On April 20, 2015, Jay R. Ritter, Cordell Professor of Finance at the University of Florida published a report on initial public offerings (IPOs) in which he observed a huge difference in the number of technology companies going public pre-and post-2014.The report claims that there were 2,961 tech stock IPOs between 1980 and 2014. That’s an average of 87 IPOs per year. In contrast, in 2014, only 207 companies made IPOs and 26 percent of them were technology companies, a total of 54 tech stock IPOs (rounded up).
If you look at the big companies that have gone public since the technology boom of the 1980s, they’ve all come of age. Apple and Microsoft are two of the largest companies in the world right now.
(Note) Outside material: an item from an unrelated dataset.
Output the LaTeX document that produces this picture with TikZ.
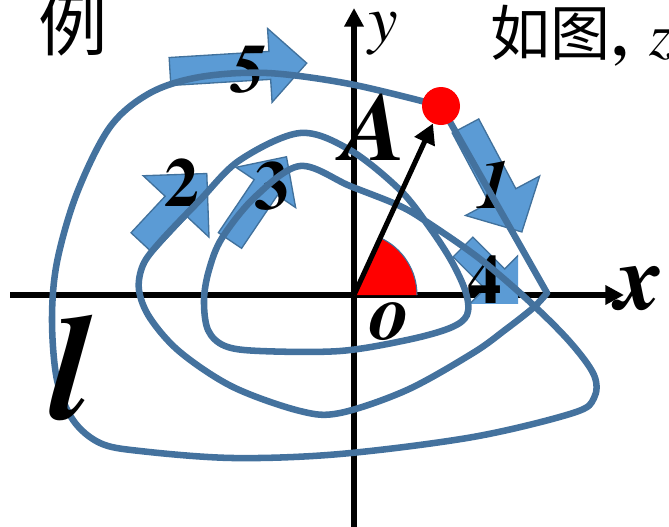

Google, eBay, and Amazon are the new juggernauts, proving that Internet-based companies can run on the same track as real world technology companies.
Traditionally, wise-minded investors like companies with proven track records. With mature tech companies like Google and Amazon promising steady growth, there is greater competition among investors, and that means startups have to work harder.
In a world where there are more tech companies than ever, I can’t help but ask the question, “Why are there so few going public?”
Are Technology Stock IPOs a Thing of the Past?
You’d have a hard time finding many market analysts claiming IPOs are a thing of the past, but there must be a reason, or reasons, things have slowed down. Let’s take a look at a couple of these:
Some companies don’t have this choice, whereas others do. Either way, there are advantages to staying private for as long as you can. One of those is the high cost of going public to begin with.
Companies looking for funding have way more options now than they’ve ever had.
- Equity crowdfunding – The JOBS Act has given birth to a whole new industry and method of raising capital. Even mature private companies can take advantage of equity crowdfunding, and Regulation A+ makes it all easier.
- Marketplace lending – Companies can go straight to their peers. No broker necessary.
- Private investors – Friends and family are often the first line of advance for companies looking for capital. Uncle John has made his mark. Now he’s ready to help the young budding entrepreneurs of the family move ahead. No advertising needed.
- Bank loans/lines of credit – While bank loans are not always favorable (you have to pay them back, with interest). It’s still an option. And for certain companies, it can be a powerful option.
- Cash flow – This tried-and-true method goes back to as far as men have pursued trade and is a mainstay allowing companies to fund future growth from current profits. The key is to spend less than you bring in.
In summary, there may be fewer tech IPOs than there used to be, but it’s no cause for alarm.